Unique Students = COUNTROWS( VALUES( 'WW Registrations'[Student ID]))

So truly its giving me the unique student based on their ID number from the registrations table. So it captures all students whether they are new or continuing.

Can you show this in the table, as I don’t understand why this would be returning no results.

I’m looking at this formula here

Continuing Students = [Unique Students] - [New Students]

And then see the new students producing results. So something has to be wrong with either unique students, or they produce exactly the same result?

Then looking at new students.

What are you using as the churn time frame value? Maybe you need to hard code a number here for like 365 days or a year

Another way to break down the new student formula and see what it is calculating is to break out the variable into different measures and wrap them in COUNTROWS. Then you can evaluate those calculation individually to assess how they are working in a particular context.

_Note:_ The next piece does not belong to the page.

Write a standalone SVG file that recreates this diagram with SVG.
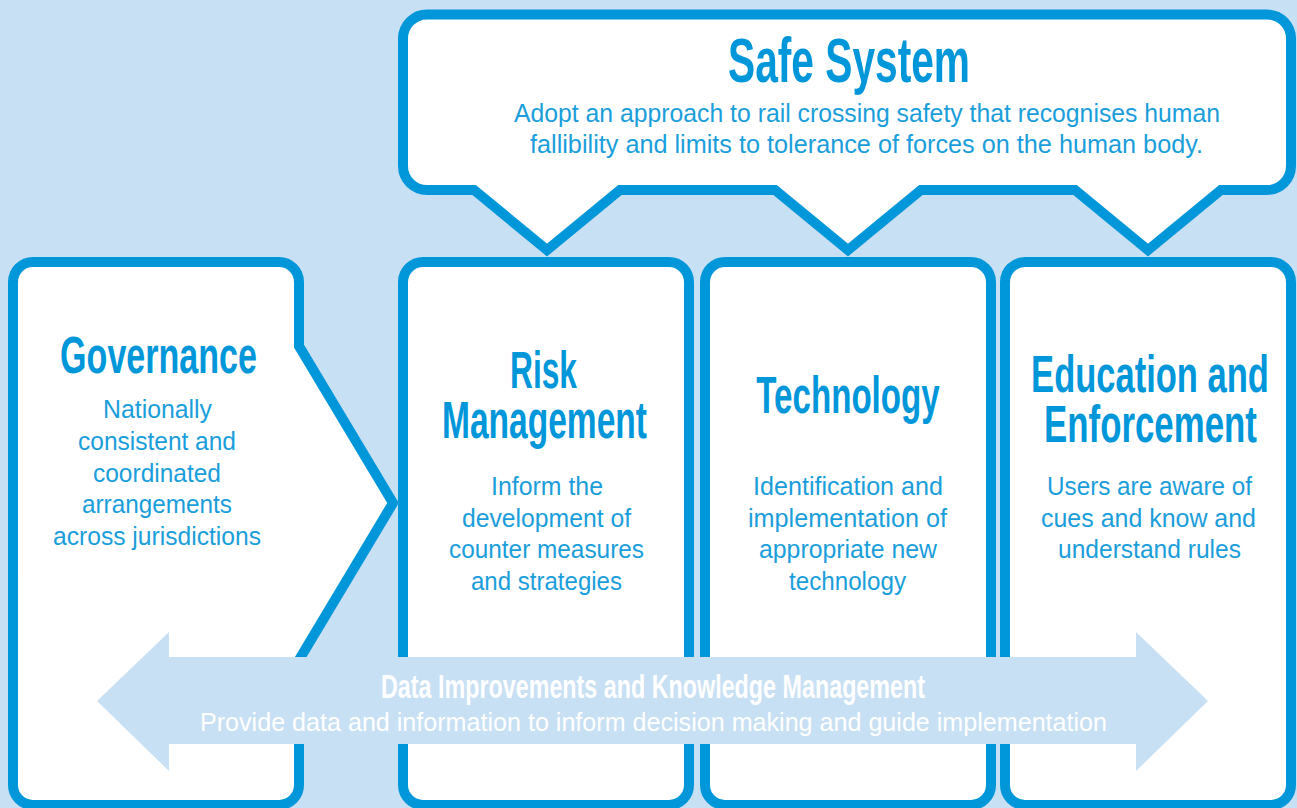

Below is a view of the WW Registrations table showing the Student ID Column. I had to blur out the information so that I do not violate FERPA.

My initial thought was that they are producing the same result. Truly the only way to break them out on any usable date is the Term Session Start date which is the field that is connected to Dates[Date].

Churn Time Frame Value is established as follows:

Churn Time Frame Value = SELECTEDVALUE('Churn Time Frame'[Churn Time Frame], 365)

Churn Time Frame is established as follows and I kept playing with the information to account for my longest scenario of a student potentially working through loopholes in the active status policy.

Churn Time Frame = GENERATESERIES(0, 730, 21)

In breaking down the new student formula are we saying a step to occur before the following:

New Students = 
VAR StudentTM = VALUES('WW Registrations'[Student ID])
VAR PriorStudents = CALCULATETABLE( VALUES( 'WW Registrations'[Student ID]),
    FILTER(ALL(Dates),
        Dates[Date] > MIN(Dates[Date]) - 'Churn Time Frame'[Churn Time Frame Value] &&
        Dates[Date] < MIN(Dates[Date]) ) )
        
RETURN
COUNTROWS(
    EXCEPT(StudentTM, PriorStudents) )

I am starting to think that because of policies that students circumvent I really have a scenario where its hard to break new students from continuing students and maybe I would only be able to break this by looking at a student who has an admitted date that is within 12 months of the term session start date.

This really is tough for me to audit without seeing the model and playing around with it. Mainly due to the formula being quite complex and and number of variable that could cause issues.

All I would highly recommend here is really dive into the formula and understand what it is doing at every result in the context it is place in.

The logic runs like this (this is if you have this at a monthly or daily context)

  1. Work out how many student are in the current context and create a table them uniquely
  2. Then create an entire table of student from the min data back the ‘churn time frame’
  3. Then compare which students appear in the current context but don’t appear anywhere in the backwards looking client table
  4. This leaves you with the students who are new in one table, and then count them up using COUNTROWS

That’s it.

Walk through this exact logic at every context you place this formula and then it will make a lot more sense.